Rainier Attempt via Emmons

Rainier Attempt via Emmons

At the start of the crevasses around 12,000ft

April 2, 2021

Eric and Duncan

With good weather, stable snow, and good low-elevation snow coverage we decided to try a car 2 car ascent of Rainier on Friday. The south side routes from Paradise are limited by the gate closure hours at night, but the north side routes have no such access restrictions. Of course, the north side road to White River is unplowed, but with my snowmobile that’s not a problem. Satellite images looked like patchy snow from the north entrance for a few miles, then good coverage on the roads.

The route

In order to ride over long stretches of pavement I had just installed retractable wheels on my snowmobile, and was eager to test them out. I had previously climbed/skied Rainier car 2 car via the Fuhrer Finger route on the south side in 2019 and based on that trip I estimated around 15 hours round trip from the trailhead from Emmons, plus an hour approach by snowmobile. That meant we wanted to leave pretty early Friday morning.

I arrived at the sno park around 9:30pm Thursday night and after a few hours nap we were up and moving by 1:30am Friday. Snow coverage was thin starting from the sno park, then a foot deep on the road. Interestingly the right half of the road is plowed down to pavement all the way to the ranger station while the left side is left as snow. We soon hit pavement patches and I got to try out my new retractable wheels. They lift up the skis so the tips don’t grind against the road and the wheels make it possible to steer.

Sunrise from Inter Glacier

Coverage became continuous after a few miles and we went back to ski mode. We stopped briefly at the ranger station to register then rode to the trailhead by 2:30am. We soon started skining up from the White River campground. Interestingly there was an old set of skin tracks to follow that helped with navigation. The snow was icy but we made our way to Inter Glacier by sunrise. We alternated between cramponing and skinning up, then cramponed down to the Emmons below steamboat prow and roped up.

The summit looked deceptively close and we were optimistic about topping out. I’d previously climbed the Emmons in August 2007 and Duncan and I had descended the Emmons in 2018 after climbing Ptarmigan Ridge, so we were pretty familiar with the route.
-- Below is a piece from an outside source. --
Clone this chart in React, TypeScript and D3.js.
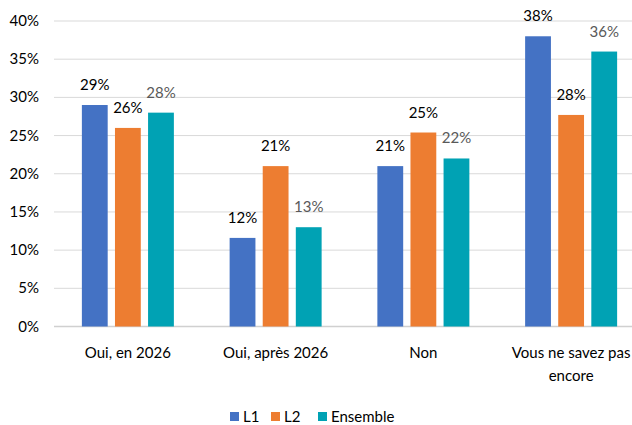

Just to be safe, though, I had downloaded the most recent GPS

Dropping down around Steamboat Prow

track I could find of the route (from Vladimir Oster on peakbagger from aug 2020 – thanks!). We skinned up to Camp Shurman, which was eerily deserted. It felt weird to be on a popular route on Rainier and have it all to ourselves, without even any ranger at the camp. But that’s one of the nice things about climbing early season.

As the route steepened we switched to crampons. Higher up we saw the remnants of old boot prints, interestingly sticking out positively from the snow. It appeared the wind had scoured away everything but the tracks. We followed the tracks up to the start of crevasses, where they ended. I led cutting right and zig zagging through the crevasses. I eventually reached a point at 12,600ft tantalizingly close to the saddle below the summit.

Skiing back down

Unfortunately by that point Duncan was showing pretty bad signs of altitude sickness and couldn’t go any farther. We had come straight from sea level, while most people take a few days to acclimate.  I was feeling fine, but for some reason I’m not affected by altitude very much, which I think is not normal. It wasn’t safe to split up so we really had no choice but to descend.

We followed our tracks down to the end of the crevassed section, then put on skis and started skiing down. The conditions were actually pretty difficult with sastrugi and wind crust to contend with. There were also occasional wind squalls that nearly knocked us over. But we soon reached camp sherman. The slope up around steamboat prow was steep enough we had to crampon up, but then we put skis back on to ski down Inter Glacier. We were briefly caught in a whiteout, but followed the GPS track I’d been recording and made it down below the clouds.

Back at the sled

From Glacier Basin we skied back out the trail to the snowmobile and rode back out to the car by 9pm.

Duncan camped out at the trailhead that night but for better or worse I had planned another trip the next morning starting from Twisp in eastern washington. It was a 6 hour drive away and I’d told my partner we’d start at 4am, so I didn’t have much buffer time. I drove through the night, though, eating skittles and red bull and getting pulled over by a cop once for a broken headlight, but managed to roll into the twisp river sno park just in time at 3:30am to start the next trip.